Embryologists had a high degree of agreement in the overall ranking of 100 cycles with an average Kendall’s tau (K-τ) of 0.70, slightly lower than the interembryologist agreement when using a single image or video (average K-τ = 0.78). Overall agreement between embryologists and the AI algorithms was significantly lower (average K-τ = 0.53) and similar to the observed low inter-AI algorithm agreement (average K-τ = 0.47). Notably, two of the eight algorithms had a very low agreement with other ranking methodologies (average K-τ = 0.05) and between each other (K-τ = 0.01). The average agreement in selecting the best-quality embryo (1/8 in 100 cycles with an expected agreement by random chance of 12.5%; confidence interval [CI]95: 6%–19%) was 59.5% among embryologists and 40.3% for six AI algorithms. The incidence of the agreement for the two algorithms with the low overall agreement was 11.7%. Agreement on selecting the same top two embryos/cycle (expected agreement by random chance corresponds to 25.0%; CI95: 17%–32%) was 73.5% among embryologists and 56.0% among AI methods excluding two discordant algorithms, which had an average agreement of 24.4%, the expected range of agreement by random chance.
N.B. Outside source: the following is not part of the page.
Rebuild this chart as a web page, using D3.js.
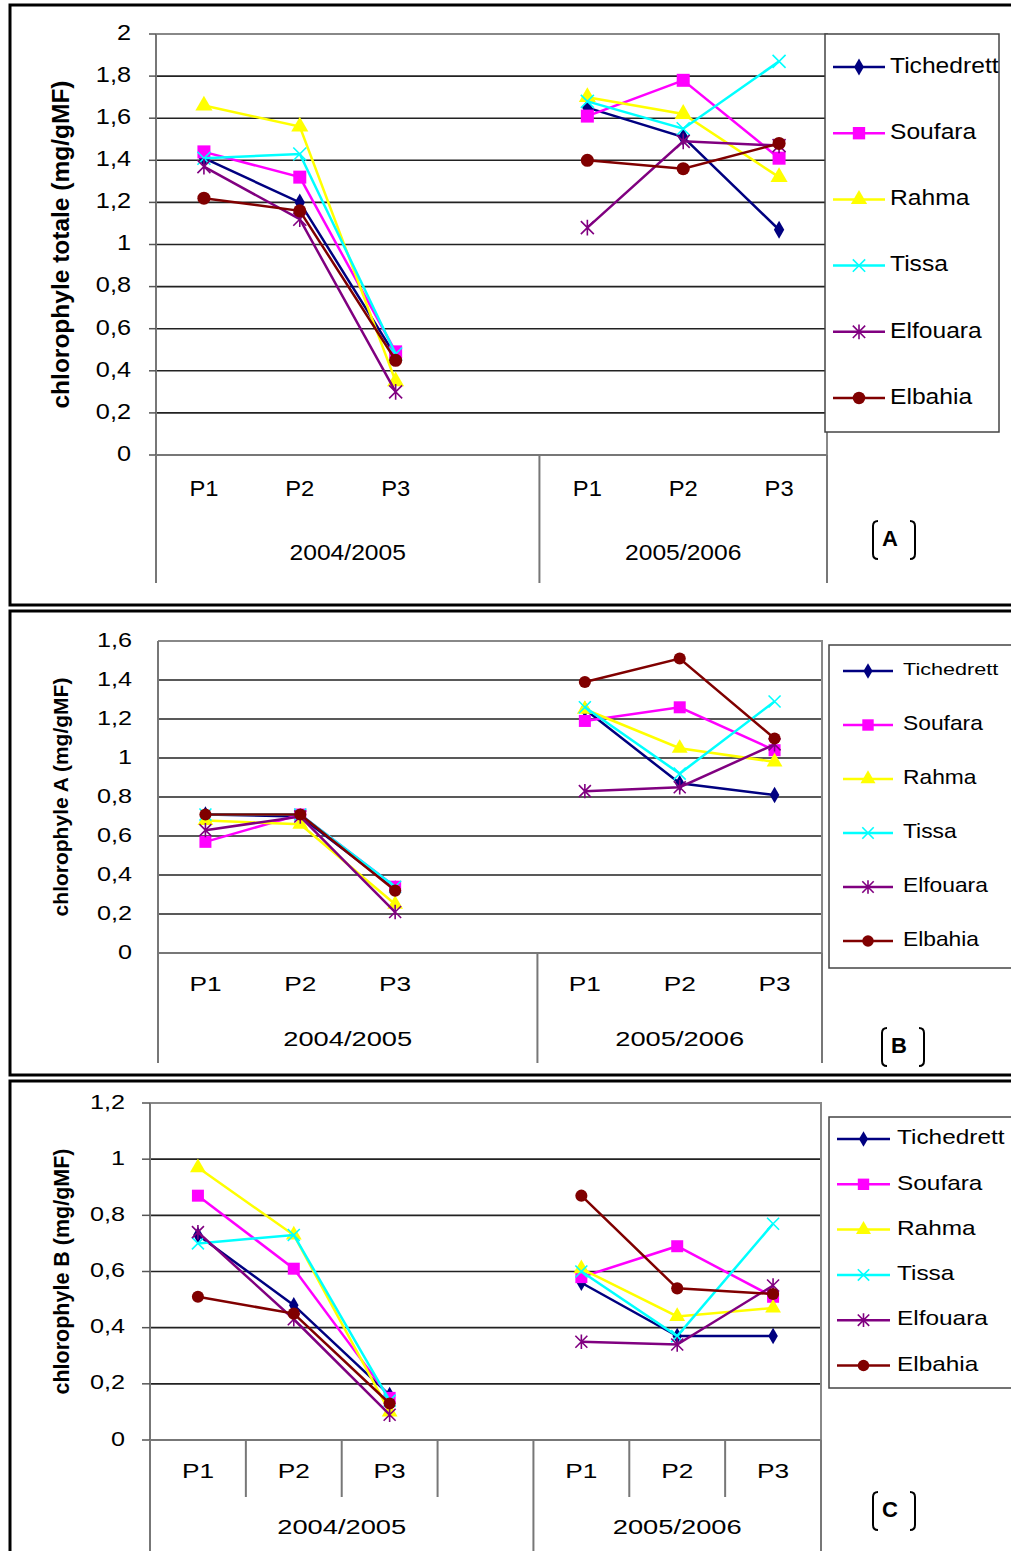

Intraembryologist ranking agreement (single image vs. video) was 71.7% and 77.8% for single and top two embryos, respectively. Analysis of average raw scores indicated that cycles with low diversity of embryo quality generally resulted in a lower overall agreement between the methods (embryologists and AI models).
Conclusion(s)
To our knowledge, this is the first study that evaluates the level of agreement in ranking embryo quality between different AI algorithms and embryologists. The different concordance methods were consistent and indicated that the highest agreement was intraembryologist agreement, followed by interembryologist agreement. In contrast, the agreement between some of the AI algorithms and embryologists was similar to the inter-AI algorithm agreement, which also showed a wide range of pairwise concordance. Specifically, two AI models showed intra- and interagreement at the level expected from random selection.